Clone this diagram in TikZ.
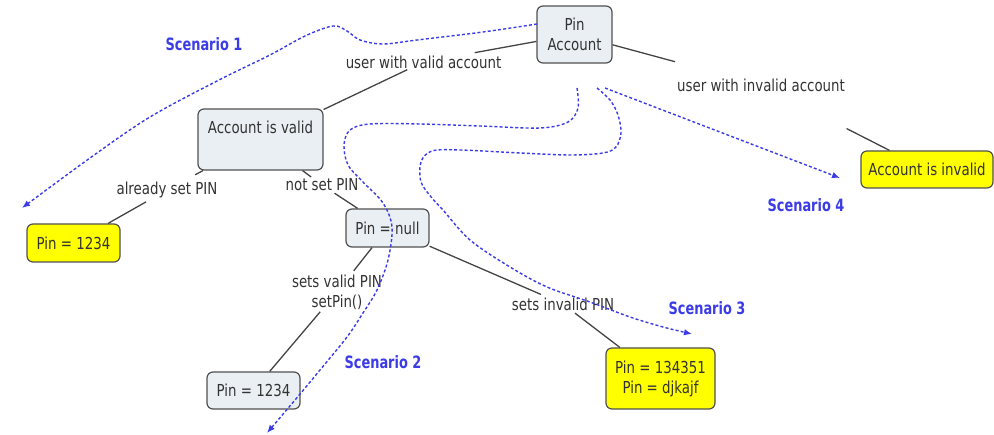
\documentclass[tikz,border=0pt]{standalone}
\usepackage{fontspec}
\setmainfont{DejaVu Sans}[FakeStretch=0.81]
\newfontfamily\scenfont{DejaVu Sans}[FakeStretch=0.76]
\usetikzlibrary{arrows.meta}
\definecolor{boxfill}{HTML}{E9EFF2}
\definecolor{boxborder}{HTML}{505050}
\definecolor{textgray}{HTML}{333333}
\definecolor{linegray}{HTML}{444444}
\definecolor{scenblue}{HTML}{3C3CE6}
\definecolor{yfill}{HTML}{FFFF00}
\begin{document}
\begin{tikzpicture}[x=1pt,y=-1pt,
  every node/.style={font=\fontsize{16.5}{20}\selectfont},
  box/.style={draw=boxborder, line width=1.2pt, rounded corners=6pt, fill=boxfill, text=textgray, inner sep=0pt, align=center},
  ybox/.style={box, fill=yfill},
  lbl/.style={text=textgray, inner sep=1pt, align=center},
  conn/.style={draw=linegray, line width=1.3pt},
  scen/.style={draw=scenblue, line width=1.4pt, dash pattern=on 3pt off 2.2pt, -{Latex[length=8pt,width=6.5pt]}},
  stext/.style={text=scenblue, font=\scenfont\fontsize{17}{20}\selectfont\bfseries}
]
\useasboundingbox (0,0) rectangle (994,435);

% boxes
\node[box, minimum width=75pt, minimum height=57pt] (pinacc) at (574.5,34.5) {Pin\\Account};
\node[box, minimum width=125pt, minimum height=61pt, text height=11.5pt, text depth=23.5pt] (accvalid) at (260.5,139.5) {Account is valid};
\node[ybox, minimum width=93pt, minimum height=38pt] (pin1) at (73.5,243) {Pin = 1234};
\node[box, minimum width=83pt, minimum height=38pt] (pinnull) at (387.5,228) {Pin = null};
\node[box, minimum width=93pt, minimum height=37pt] (pin2) at (253.5,390.5) {Pin = 1234};
\node[ybox, minimum width=109pt, minimum height=61pt] (pin3) at (660.5,378.5) {Pin = 134351\\Pin = djkajf};
\node[ybox, minimum width=132pt, minimum height=37pt] (accinv) at (927,169.5) {Account is invalid};

% link labels
\node[lbl] (lvalid) at (423.5,62) {user with valid account};
\node[lbl] (linvalid) at (761,85) {user with invalid account};
\node[lbl] (lalready) at (167,190) {already set PIN};
\node[lbl] (lnotset) at (322,185) {not set PIN};
\node[lbl] (lsetsvalid) at (337,292) {sets valid PIN\\setPin()};
\node[lbl] (lsetsinv) at (563,304) {sets invalid PIN};

% connectors
\draw[conn, shorten >=52pt] (pinacc) -- (lvalid.center);
\draw[conn, shorten <=18pt] (lvalid.center) -- (accvalid);
\draw[conn, shorten >=89pt] (pinacc) -- (linvalid.center);
\draw[conn, shorten <=96pt] (linvalid.center) -- (accinv);
\draw[conn, shorten >=32pt] (accvalid) -- (lalready.center);
\draw[conn, shorten <=24pt] (lalready.center) -- (pin1);
\draw[conn, shorten >=13.5pt] (accvalid) -- (lnotset.center);
\draw[conn, shorten <=15pt] (lnotset.center) -- (pinnull);
\draw[conn, shorten >=27pt] (pinnull) -- (lsetsvalid.center);
\draw[conn, shorten <=26pt] (lsetsvalid.center) -- (pin2);
\draw[conn, shorten >=24pt] (pinnull) -- (lsetsinv.center);
\draw[conn, shorten <=15pt] (lsetsinv.center) -- (pin3);

% scenario paths
\draw[scen] plot[smooth, tension=0.55] coordinates {(537,24) (483,32) (417,40) (383,44) (360,40) (347,31) (333,26) (305,36) (270,55) (219,80) (150,117) (90,158) (22,208)};
\draw[scen] plot[smooth, tension=0.55] coordinates {(577,88) (578,108) (568,122) (540,128) (480,126) (420,124) (370,124) (350,130) (344,145) (348,165) (363,182) (383,203) (392,227) (388,260) (377,290) (363,313) (347,337) (320,370) (295,400) (267,433)};
\draw[scen] plot[smooth, tension=0.55] coordinates {(597,88) (610,100) (618,115) (621,133) (616,147) (603,153) (570,155) (520,153) (460,150) (432,151) (421,162) (421,182) (432,198) (443,210) (470,240) (510,267) (547,287) (590,302) (630,317) (663,327) (692,334)};
\coordinate (s4start) at (605,88);
\coordinate (s4end) at (840,178);
\draw[scen] (s4start) -- (s4end);

% scenario labels
\node[stext] (sc1) at (204,44) {Scenario 1};
\node[stext] (sc2) at (383,362) {Scenario 2};
\node[stext] (sc3) at (707,308) {Scenario 3};
\node[stext] (sc4) at (806,205) {Scenario 4};
\end{tikzpicture}
\end{document}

* Challenge: From the listing, extract all text exactly as given and drop any picture.

* Finished answer:
Clone this diagram in TikZ.
\documentclass[tikz,border=0pt]{standalone}
\usepackage{fontspec}
\setmainfont{DejaVu Sans}[FakeStretch=0.81]
\newfontfamily\scenfont{DejaVu Sans}[FakeStretch=0.76]
\usetikzlibrary{arrows.meta}
\definecolor{boxfill}{HTML}{E9EFF2}
\definecolor{boxborder}{HTML}{505050}
\definecolor{textgray}{HTML}{333333}
\definecolor{linegray}{HTML}{444444}
\definecolor{scenblue}{HTML}{3C3CE6}
\definecolor{yfill}{HTML}{FFFF00}
\begin{document}
\begin{tikzpicture}[x=1pt,y=-1pt,
  every node/.style={font=\fontsize{16.5}{20}\selectfont},
  box/.style={draw=boxborder, line width=1.2pt, rounded corners=6pt, fill=boxfill, text=textgray, inner sep=0pt, align=center},
  ybox/.style={box, fill=yfill},
  lbl/.style={text=textgray, inner sep=1pt, align=center},
  conn/.style={draw=linegray, line width=1.3pt},
  scen/.style={draw=scenblue, line width=1.4pt, dash pattern=on 3pt off 2.2pt, -{Latex[length=8pt,width=6.5pt]}},
  stext/.style={text=scenblue, font=\scenfont\fontsize{17}{20}\selectfont\bfseries}
]
\useasboundingbox (0,0) rectangle (994,435);

% boxes
\node[box, minimum width=75pt, minimum height=57pt] (pinacc) at (574.5,34.5) {Pin\\Account};
\node[box, minimum width=125pt, minimum height=61pt, text height=11.5pt, text depth=23.5pt] (accvalid) at (260.5,139.5) {Account is valid};
\node[ybox, minimum width=93pt, minimum height=38pt] (pin1) at (73.5,243) {Pin = 1234};
\node[box, minimum width=83pt, minimum height=38pt] (pinnull) at (387.5,228) {Pin = null};
\node[box, minimum width=93pt, minimum height=37pt] (pin2) at (253.5,390.5) {Pin = 1234};
\node[ybox, minimum width=109pt, minimum height=61pt] (pin3) at (660.5,378.5) {Pin = 134351\\Pin = djkajf};
\node[ybox, minimum width=132pt, minimum height=37pt] (accinv) at (927,169.5) {Account is invalid};

% link labels
\node[lbl] (lvalid) at (423.5,62) {user with valid account};
\node[lbl] (linvalid) at (761,85) {user with invalid account};
\node[lbl] (lalready) at (167,190) {already set PIN};
\node[lbl] (lnotset) at (322,185) {not set PIN};
\node[lbl] (lsetsvalid) at (337,292) {sets valid PIN\\setPin()};
\node[lbl] (lsetsinv) at (563,304) {sets invalid PIN};

% connectors
\draw[conn, shorten >=52pt] (pinacc) -- (lvalid.center);
\draw[conn, shorten <=18pt] (lvalid.center) -- (accvalid);
\draw[conn, shorten >=89pt] (pinacc) -- (linvalid.center);
\draw[conn, shorten <=96pt] (linvalid.center) -- (accinv);
\draw[conn, shorten >=32pt] (accvalid) -- (lalready.center);
\draw[conn, shorten <=24pt] (lalready.center) -- (pin1);
\draw[conn, shorten >=13.5pt] (accvalid) -- (lnotset.center);
\draw[conn, shorten <=15pt] (lnotset.center) -- (pinnull);
\draw[conn, shorten >=27pt] (pinnull) -- (lsetsvalid.center);
\draw[conn, shorten <=26pt] (lsetsvalid.center) -- (pin2);
\draw[conn, shorten >=24pt] (pinnull) -- (lsetsinv.center);
\draw[conn, shorten <=15pt] (lsetsinv.center) -- (pin3);

% scenario paths
\draw[scen] plot[smooth, tension=0.55] coordinates {(537,24) (483,32) (417,40) (383,44) (360,40) (347,31) (333,26) (305,36) (270,55) (219,80) (150,117) (90,158) (22,208)};
\draw[scen] plot[smooth, tension=0.55] coordinates {(577,88) (578,108) (568,122) (540,128) (480,126) (420,124) (370,124) (350,130) (344,145) (348,165) (363,182) (383,203) (392,227) (388,260) (377,290) (363,313) (347,337) (320,370) (295,400) (267,433)};
\draw[scen] plot[smooth, tension=0.55] coordinates {(597,88) (610,100) (618,115) (621,133) (616,147) (603,153) (570,155) (520,153) (460,150) (432,151) (421,162) (421,182) (432,198) (443,210) (470,240) (510,267) (547,287) (590,302) (630,317) (663,327) (692,334)};
\coordinate (s4start) at (605,88);
\coordinate (s4end) at (840,178);
\draw[scen] (s4start) -- (s4end);

% scenario labels
\node[stext] (sc1) at (204,44) {Scenario 1};
\node[stext] (sc2) at (383,362) {Scenario 2};
\node[stext] (sc3) at (707,308) {Scenario 3};
\node[stext] (sc4) at (806,205) {Scenario 4};
\end{tikzpicture}
\end{document}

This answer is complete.